Lawyers in a dispute over Salt Lake City's two daily newspapers clashed Wednesday over ground rules for sharing information in a lawsuit targeting their business dealings.

Attorneys for the Deseret News and Salt Lake Tribune want restrictions on what the papers must disclose in the case — and to whom — as they fight a community group's legal challenge to recent changes in their commercial partnership.

A hearing previously scheduled for open court instead was moved to the private chambers of Magistrate Judge Brooke C. Wells, at the behest of newspaper lawyers.

After about 30 minutes behind closed doors, they emerged with a request from the judge to work out a compromise and avoid formal proceedings on the issue.

Salt Lake City attorney Karra Porter, who is representing the group Citizens for Two Voices, said newspaper lawyers are seeking the ability to treat entire documents in the case as confidential if they contain only a few lines of sensitive information.

Rules sought by the dailies, affecting potentially "millions" of pages of documents, go well beyond protections that usually govern the legal process known as "discovery," Porter said. The restrictive approach, she said, threatens to make the case more time-consuming and costly.

"We're concerned about the burden this creates," Porter said. "They said it would take hundreds of hours for them to go through and figure this out."

Richard Burbidge, lead attorney in the case for The Tribune, left the courthouse without speaking to reporters. In a short email sent later in the day, Burbidge described Wednesday's in-chambers meeting with Wells as part of "the normal mechanics of scheduling and discovery." He did not elaborate.

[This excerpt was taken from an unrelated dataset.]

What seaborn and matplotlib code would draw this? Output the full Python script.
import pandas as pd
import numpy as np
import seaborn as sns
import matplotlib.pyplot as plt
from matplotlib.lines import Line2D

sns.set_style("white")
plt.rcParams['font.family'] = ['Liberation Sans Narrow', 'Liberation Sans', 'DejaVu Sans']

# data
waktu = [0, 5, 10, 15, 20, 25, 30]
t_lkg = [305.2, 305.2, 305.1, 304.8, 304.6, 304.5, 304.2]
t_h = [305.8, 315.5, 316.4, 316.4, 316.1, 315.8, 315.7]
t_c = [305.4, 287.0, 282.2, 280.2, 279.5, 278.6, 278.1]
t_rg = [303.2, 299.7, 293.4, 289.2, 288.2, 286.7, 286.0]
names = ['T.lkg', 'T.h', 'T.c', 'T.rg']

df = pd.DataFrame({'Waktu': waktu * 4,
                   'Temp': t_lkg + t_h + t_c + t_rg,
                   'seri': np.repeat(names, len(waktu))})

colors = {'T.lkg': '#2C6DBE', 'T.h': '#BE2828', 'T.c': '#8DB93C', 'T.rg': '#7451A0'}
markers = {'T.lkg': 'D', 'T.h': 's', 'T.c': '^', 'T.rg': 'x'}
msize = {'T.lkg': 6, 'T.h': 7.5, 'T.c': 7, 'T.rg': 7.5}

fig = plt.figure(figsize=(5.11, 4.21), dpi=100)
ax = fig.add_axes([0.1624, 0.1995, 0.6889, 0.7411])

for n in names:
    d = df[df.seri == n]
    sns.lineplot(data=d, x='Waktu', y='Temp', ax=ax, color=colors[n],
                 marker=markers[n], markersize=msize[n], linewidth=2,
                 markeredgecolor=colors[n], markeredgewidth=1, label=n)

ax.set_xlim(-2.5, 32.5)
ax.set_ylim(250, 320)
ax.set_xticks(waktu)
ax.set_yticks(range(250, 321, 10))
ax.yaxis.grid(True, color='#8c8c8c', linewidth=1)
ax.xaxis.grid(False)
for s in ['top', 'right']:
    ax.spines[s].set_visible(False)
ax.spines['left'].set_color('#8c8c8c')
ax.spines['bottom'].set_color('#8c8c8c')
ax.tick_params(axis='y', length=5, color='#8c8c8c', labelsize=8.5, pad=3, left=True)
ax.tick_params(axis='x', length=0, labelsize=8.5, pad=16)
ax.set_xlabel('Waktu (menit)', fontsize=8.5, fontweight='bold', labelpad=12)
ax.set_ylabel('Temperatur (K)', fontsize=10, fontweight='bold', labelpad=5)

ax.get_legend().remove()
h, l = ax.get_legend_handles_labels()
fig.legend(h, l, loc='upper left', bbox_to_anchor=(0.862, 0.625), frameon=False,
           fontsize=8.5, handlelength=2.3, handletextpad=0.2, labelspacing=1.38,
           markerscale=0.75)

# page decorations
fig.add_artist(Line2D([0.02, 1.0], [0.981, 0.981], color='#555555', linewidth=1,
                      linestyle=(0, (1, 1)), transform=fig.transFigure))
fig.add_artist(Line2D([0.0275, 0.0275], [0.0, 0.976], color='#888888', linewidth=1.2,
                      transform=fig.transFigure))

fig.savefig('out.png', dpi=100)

In court filings and arguments before federal Judge Clark Waddoups, Burbidge and lawyers for the News have contended the lawsuit unfairly intrudes on what otherwise would be a private business matter.

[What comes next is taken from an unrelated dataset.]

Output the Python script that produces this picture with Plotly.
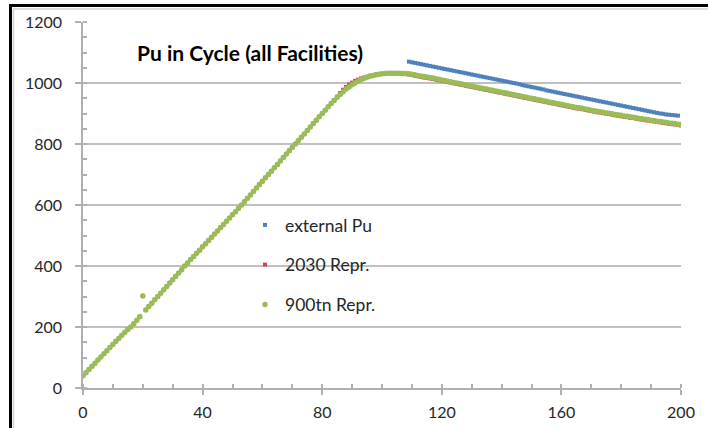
import plotly.graph_objects as go

# ---------------- data ----------------
years_all = list(range(0, 201))

green_900tn = [
    40, 50, 61, 71, 81, 92, 102, 112, 122, 133, 143, 153, 163, 173, 183, 192, 200,
    211, 222, 234, 302, 256, 267, 278, 289, 300, 311, 322, 333, 344, 355, 366, 377, 388, 400,
    410, 421, 431, 442, 452, 463, 473, 484, 494, 505, 515, 526, 536, 547, 557, 568, 578, 589, 600,
    611, 622, 633, 644, 656, 667, 678, 689, 700, 711, 722, 733, 744, 756, 767, 778, 789, 800,
    811, 822, 833, 844, 856, 867, 878, 889, 900, 911, 922, 933, 943, 953, 962, 971, 980, 987,
    994, 1000, 1006, 1011, 1015, 1019, 1022, 1025, 1027, 1029, 1030, 1031, 1032, 1032, 1032,
    1032, 1032, 1031, 1031, 1030, 1029,
    1027, 1025, 1023, 1021, 1020, 1018, 1016, 1014, 1012, 1010,
    1008, 1006, 1004, 1002, 1000, 998, 996, 994, 992, 990,
    988, 986, 984, 982, 980, 978, 976, 974, 972, 970,
    968, 966, 964, 962, 960, 958, 956, 954, 952, 950,
    948, 946, 944, 942, 940, 938, 936, 934, 932, 930,
    928, 926, 924, 922, 920, 919, 917, 915, 913, 911,
    909, 907, 906, 904, 902, 901, 899, 897, 896, 894,
    892, 891, 889, 888, 886, 884, 883, 881, 880, 878,
    877, 875, 874, 872, 871, 869, 868, 867, 865, 864,
]

red_2030 = [
    40, 50, 61, 71, 81, 92, 102, 112, 122, 133, 143, 153, 163, 173, 183, 192, 200,
    211, 222, 234, 302, 256, 267, 278, 289, 300, 311, 322, 333, 344, 355, 366, 377, 388, 400,
    410, 421, 431, 442, 452, 463, 473, 484, 494, 505, 515, 526, 536, 547, 557, 568, 578, 589, 600,
    611, 622, 633, 644, 656, 667, 678, 689, 700, 711, 722, 733, 744, 756, 767, 778, 789, 800,
    811, 822, 833, 844, 856, 867, 878, 889, 900, 911, 922, 933, 944, 955, 967, 978, 987, 995,
    1001, 1007, 1011, 1015, 1018, 1021, 1024, 1026, 1028, 1029, 1030, 1031, 1032, 1032, 1032,
    1032, 1031, 1030, 1029, 1028, 1026,
    1024, 1022, 1020, 1018, 1017, 1015, 1013, 1011, 1009, 1007,
    1005, 1003, 1001, 999, 997, 995, 993, 991, 989, 987,
    985, 983, 981, 979, 977, 975, 973, 971, 969, 967,
    965, 963, 961, 959, 957, 955, 953, 951, 949, 947,
    945, 943, 941, 939, 937, 935, 933, 931, 929, 927,
    925, 923, 921, 919, 917, 916, 914, 912, 910, 908,
    906, 904, 903, 901, 899, 898, 896, 894, 893, 891,
    889, 888, 886, 885, 883, 881, 880, 878, 877, 875,
    874, 872, 871, 869, 868, 866, 865, 864, 862, 861,
]

years_ext = list(range(109, 201))
blue_external = [
    1070,
    1068, 1066, 1064, 1062, 1060, 1058, 1056, 1054, 1052, 1050,
    1048, 1046, 1044, 1042, 1040, 1038, 1036, 1034, 1032, 1030,
    1028, 1026, 1024, 1022, 1020, 1018, 1016, 1014, 1012, 1010,
    1008, 1006, 1004, 1002, 1000, 998, 996, 993, 991, 989,
    987, 985, 983, 981, 979, 976, 974, 972, 970, 968,
    966, 964, 962, 960, 958, 956, 954, 952, 950, 948,
    946, 944, 942, 940, 938, 936, 934, 932, 930, 928,
    926, 924, 922, 920, 918, 916, 914, 912, 910, 908,
    906, 904, 902, 900, 899, 897, 896, 895, 894, 893,
][:92]

series_names = ["external Pu", "2030 Repr.", "900tn Repr."]
series_colors = ["#4F81BD", "#C0504D", "#9BBB59"]

title_text = "Pu in Cycle (all Facilities)"
x_ticks = [0, 40, 80, 120, 160, 200]
y_ticks = [0, 200, 400, 600, 800, 1000, 1200]

FONT = "Lato"
TXT = "#262626"

fig = go.Figure()
fig.add_trace(go.Scatter(
    x=years_ext, y=blue_external, mode="markers", name=series_names[0],
    legendgroup="a",
    marker=dict(symbol="square", size=4, color=series_colors[0], line=dict(width=0)),
))
fig.add_trace(go.Scatter(
    x=years_all, y=red_2030, mode="markers", name=series_names[1],
    legendgroup="b",
    marker=dict(symbol="square", size=4, color=series_colors[1], line=dict(width=0)),
))
fig.add_trace(go.Scatter(
    x=years_all, y=green_900tn, mode="markers", name=series_names[2],
    legendgroup="c",
    marker=dict(symbol="circle", size=5.5, color=series_colors[2], line=dict(width=0)),
))

W, H = 708, 428
L, R, T, B = 83, 27, 22, 40
PW, PH = W - L - R, H - T - B


def px(xp):
    return (xp - L) / PW


def py(yp):
    return (H - B - yp) / PH


shapes = [
    # outer black frame (top and left)
    dict(type="line", xref="paper", yref="paper", x0=px(9), x1=px(W + 5), y0=py(5.5), y1=py(5.5),
         line=dict(color="#000000", width=3)),
    dict(type="line", xref="paper", yref="paper", x0=px(10.5), x1=px(10.5), y0=py(4), y1=py(H + 5),
         line=dict(color="#000000", width=3)),
    # light chart-area border
    dict(type="line", xref="paper", yref="paper", x0=px(13), x1=px(W + 5), y0=py(9), y1=py(9),
         line=dict(color="#d0d0d0", width=1.5)),
    dict(type="line", xref="paper", yref="paper", x0=px(13.5), x1=px(13.5), y0=py(9), y1=py(H + 5),
         line=dict(color="#d0d0d0", width=1.5)),
]

fig.update_layout(
    width=W, height=H,
    margin=dict(l=L, r=R, t=T, b=B, pad=0, autoexpand=False),
    paper_bgcolor="white", plot_bgcolor="white",
    font=dict(family=FONT, size=15, color=TXT),
    showlegend=True,
    legend=dict(
        x=px(245), y=py(207), xanchor="left", yanchor="top",
        bgcolor="rgba(0,0,0,0)", borderwidth=0,
        font=dict(family=FONT, size=17.5, color=TXT),
        traceorder="grouped", tracegroupgap=14,
    ),
    shapes=shapes,
    annotations=[dict(
        text="<b>" + title_text + "</b>", xref="paper", yref="paper",
        x=px(250), y=py(53), xanchor="center", yanchor="middle", showarrow=False,
        font=dict(family=FONT, size=21, color="#000000"),
    )],
    xaxis=dict(
        range=[0, 200], tickvals=x_ticks, showgrid=False, zeroline=False, automargin=False,
        showline=True, linecolor="#b0b0b0", linewidth=1.5,
        ticks="outside", ticklen=5, tickcolor="#b0b0b0", tickwidth=1.5,
        ticklabelstandoff=4,
        minor=dict(ticks="inside", ticklen=4, dtick=10, tickcolor="#b0b0b0", showgrid=False),
        tickfont=dict(family=FONT, size=16, color=TXT),
    ),
    yaxis=dict(
        range=[0, 1200], tickvals=y_ticks, showgrid=True, gridcolor="#c0c0c0", gridwidth=1.5,
        zeroline=False, showline=True, linecolor="#b0b0b0", linewidth=1.5, automargin=False,
        ticks="outside", ticklen=6, tickcolor="#b0b0b0", tickwidth=1.5,
        ticklabelstandoff=10,
        minor=dict(ticks="inside", ticklen=4, dtick=50, tickcolor="#b0b0b0", showgrid=False),
        tickfont=dict(family=FONT, size=16, color=TXT),
    ),
)

fig.write_html("out.html", config={"displayModeBar": False},
               post_script="document.body.style.margin='0px';")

Citizens for Two Voices wants to undo changes made a year ago to a longstanding agreement between The Tribune and News that regulates their joint operations in advertising, printing and distribution for the two newspapers.

Those changes, among other things, transferred control of shared operations to top managers at the LDS Church-owned News, sold The Tribune's stake in printing facilities and cut its split of joint newspaper profits in half.

Supporters of The Tribune— Utah's largest newspaper in print readership — say the new pact deprives the daily of vital operating cash and threatens to force its eventual closure.

Led by former Tribune employees, the group has sued to reverse the deal.

Executives with the News and The Tribune's owner, New York-based hedge fund Alden Global Capital, have said the revamped agreement — executed in exchange for a substantial cash payment by the News to Alden — never was meant to damage The Tribune. Instead, they argue, it has strengthened the paper by shedding parts of its print-based legacy and moving it toward a more digitally focused future.

The joint-operating agreement is also the subject of separate ongoing investigations by antitrust lawyers the U.S. Department of Justice and the Utah attorney general's office.